265: For Three Sins, Even For Four

Amos 1-5
"For three sins of Damascus, even for four..." - Amos 1:3; "For three sins of Gaza, even for four..." - Amos 1:6; "For three sins of Tyre, even for four..." - Amos 1:9; "For three sins of Edom, even for four..." - Amos 1:11; "For three sins of Ammon, even for four..." - Amos 1:13;

Just in case anyone thought the bible wasn't repetitive, Amos decides to make it blatantly obvious. For the first two chapters (yes, I omitted some of them in the quote[s] of the day), Amos lists the sins of more nations than anyone cared to hear about, and their subsequent punishments. As a side note, shouldn't it read "For four sins, even for three"? If God says you're going to be punished for three sins, it goes without saying that you'll be punished for four.

I have nothing to say about these chapters that I haven't said before. Largely because everything in these first two chapters has been said before. Unfortunately, the next few chapters aren't any better.

God starts out chapter 3 by saying that since the Israelites are the chosen people that they'll be judged for all their sins. I see no advantage to being God's chosen people, especially since there has been no mention of heaven yet. The rest of the chapter is filled with metaphors about roaring lions being like God, I'm sure C.S. Lewis loved that one.

The entirety of chapter 4 is God listing all of the punishment he's given to Israel, and how they have still not returned to him. Are you sensing a theme here, God? I think punishing the Israelites over and over again, then sending seemingly insane people as your messengers isn't working. How about personally visiting each Israelite and asking them each to follow your rules? How hard would that be after the whole, creating the world, thing?

Chapter 5 is the, seemingly mandatory for the Old Testament, call for the Israelites to return to God. But I'm sure they won't, as usual. And God will have to go do the exact same thing he always does. Punish.

*News*
Why do earthquakes happen? Some pastors have unique opinions.
"God is not controlling things as we think," New Day Christian Church pastor George Logan said. In his opinion, the "terra firma" we live upon is leased to us as human beings.
...
"God can only intervene at our request," Logan continued. "That's why prayer is so important."
Wait, God can only do things if someone asks? Have we reduced God to some sort of genie? And see I thought all this time that God was all powerful. I stand corrected.
Logan agreed that the Bible speaks of disasters as we draw closer to the end of time.

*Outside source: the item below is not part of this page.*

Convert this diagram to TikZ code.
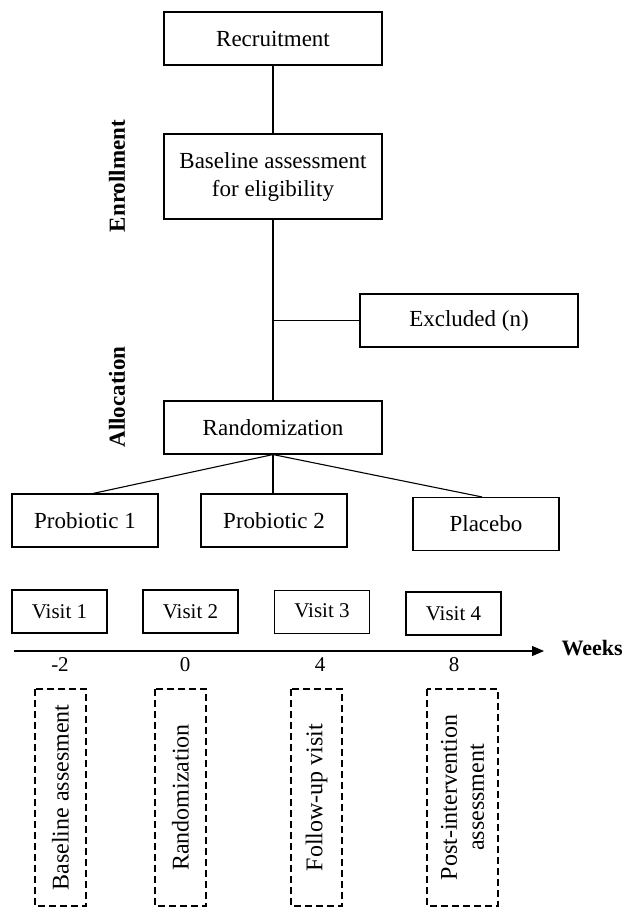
\documentclass[tikz,border=0pt]{standalone}
\usepackage{fontspec}
\setmainfont{Liberation Serif}
\usepackage{tikz}
\usetikzlibrary{positioning,arrows.meta,calc}
\newcommand{\axisarrow}{-{Triangle[length=12pt,width=10pt]}}
\tikzset{
  box/.style={draw,inner sep=0pt,minimum width=218pt,minimum height=53pt,align=center,font=\fontsize{23}{28}\selectfont},
  group/.style={box,minimum width=146pt},
  visit/.style={box,minimum width=95pt,minimum height=43pt,font=\fontsize{21}{25}\selectfont},
  phase/.style={rotate=90,inner sep=0pt,font=\fontsize{23}{28}\selectfont\bfseries},
  week/.style={inner sep=0pt,font=\fontsize{21}{25}\selectfont},
  dbox/.style={draw,dash pattern=on 7pt off 4pt,rotate=90,inner sep=0pt,minimum width=217pt,minimum height=51pt,align=center,font=\fontsize{24}{27}\selectfont},
}

\begin{document}
\begin{tikzpicture}[x=1pt,y=-1pt,line width=1.1pt]
            \useasboundingbox (0,0) rectangle (622,908);
            \node[box] (recruit) at (273,38.5) {Recruitment};
            \node[box,minimum height=85pt] (baseline) at (273,176.5) {Baseline assessment\\for eligibility};
            \node[box] (excluded) at (469,320.5) {Excluded (n)};
            \node[box] (random) at (273,427.5) {Randomization};
            \node[phase] (enroll) at (117,176) {Enrollment};
            \node[phase] (alloc) at (117,397) {Allocation};
            \node[group] (prob1) at (85,520.5) {Probiotic 1};
            \node[group] (prob2) at (274,520.5) {Probiotic 2};
            \node[group] (placebo) at (486,524) {Placebo};
            \draw (recruit) -- (baseline);
            \draw (baseline) -- (random);
            \draw (excluded.west -| baseline.south) -- (excluded.west);
            \draw (random.south) -- ([xshift=8pt]prob1.north);
            \draw (random.south) -- (random.south |- prob2.north);
            \draw (random.south) -- ([xshift=-4pt]placebo.north);
            \node[visit] (visit1) at (59.5,611.5) {Visit 1};
            \node[visit] (visit2) at (190.5,611.5) {Visit 2};
            \node[visit] (visit3) at (322,612) {\raisebox{3pt}{Visit 3}};
            \node[visit] (visit4) at (453.5,613.5) {Visit 4};
            \coordinate (start) at (14,651);
            \coordinate (end) at (544,651);
            \draw[\axisarrow] (start) -- (end);
            \node[anchor=west,inner sep=0pt,font=\fontsize{22}{26}\selectfont\bfseries] (weeks) at (561,648) {Weeks};
            \node[week] (wk1) at (60,665) {-2};
            \node[week] (wk2) at (185,665) {0};
            \node[week] (wk3) at (320,665) {4};
            \node[week] (wk4) at (454,665) {8};
            \node[dbox] (note1) at (60.5,797.5) {Baseline assesment};
            \node[dbox] (note2) at (180.5,797.5) {Randomization};
            \node[dbox] (note3) at (316.5,797.5) {Follow-up visit};
            \node[dbox,minimum height=71pt] (note4) at (462.5,797.5) {Post-intervention\\assessment};
        \end{tikzpicture}
\end{document}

Is God trying to get our attention?
Logan said, "God's primary way to get the attention is the proclamation of the gospel from the standpoint of what He has to say." If a disaster moves us to turn our attention to God and His word, so be it, he added.
Right, nothing like God mercilessly slaughtering people to get people to turn to God.
Whether God allows disasters and tragedies, Silver Creek Seventh-day Adventist church pastor Barry Mahorney said, "God is sovereign and he could in fact stop these events." He doesn't believe they are a type of punishment though.
If it's not punishment what is it? What kind of monster has the ability to stop suffering but chooses not to for absolutely no reason? Of course, God works in mysterious ways, but if it looks like a monster and it kills people like a monster...
"They (disasters) do help us to realize we are living in the end of time," Mahorney said.
He believes these events spark a call to service.
"It awakens the Christian community; we realize we are here to be servants and help," he said.
Logan said he has seen an outpouring of Christian love and support through tragedy.
And disasters have been helping people realize they're living in the end time for 2000 years or so. The fallacy of all this is that, if there were no disasters, Christians wouldn't have to be helpful. Is God killing people just so Christians can show how nice they are?
"The most tragic I remember was a family who awakened to a fire," he said. "They all got out, but the husband went back into the house and didn't make it out."
"I tell people in situations like this, or during a suicide, I don't have the answers, but I know a God who does and our comforter is the Holy Spirit who comes alongside and is here to support us," Mahorney said.
So God had the power to stop this husband and father from being killed, but chose not to so all those wonderful Christians could show how great they are to a family in grief. What an awesome message of love, pastor Mahorney. If this is what God does, I'd kindly ask him to leave us alone.

1 comment:

  1. Seventh Day Adventists are considered heterodox, if not heretical, by most Protestants. If you want to deal with the most intellectually formidable aspects of Christianity, I recommend those of the Reformed side like RC Sproul, James White, and John MacArthur. For an astute blogger, I recommend Steve Hays and his buddies at the Triablogue.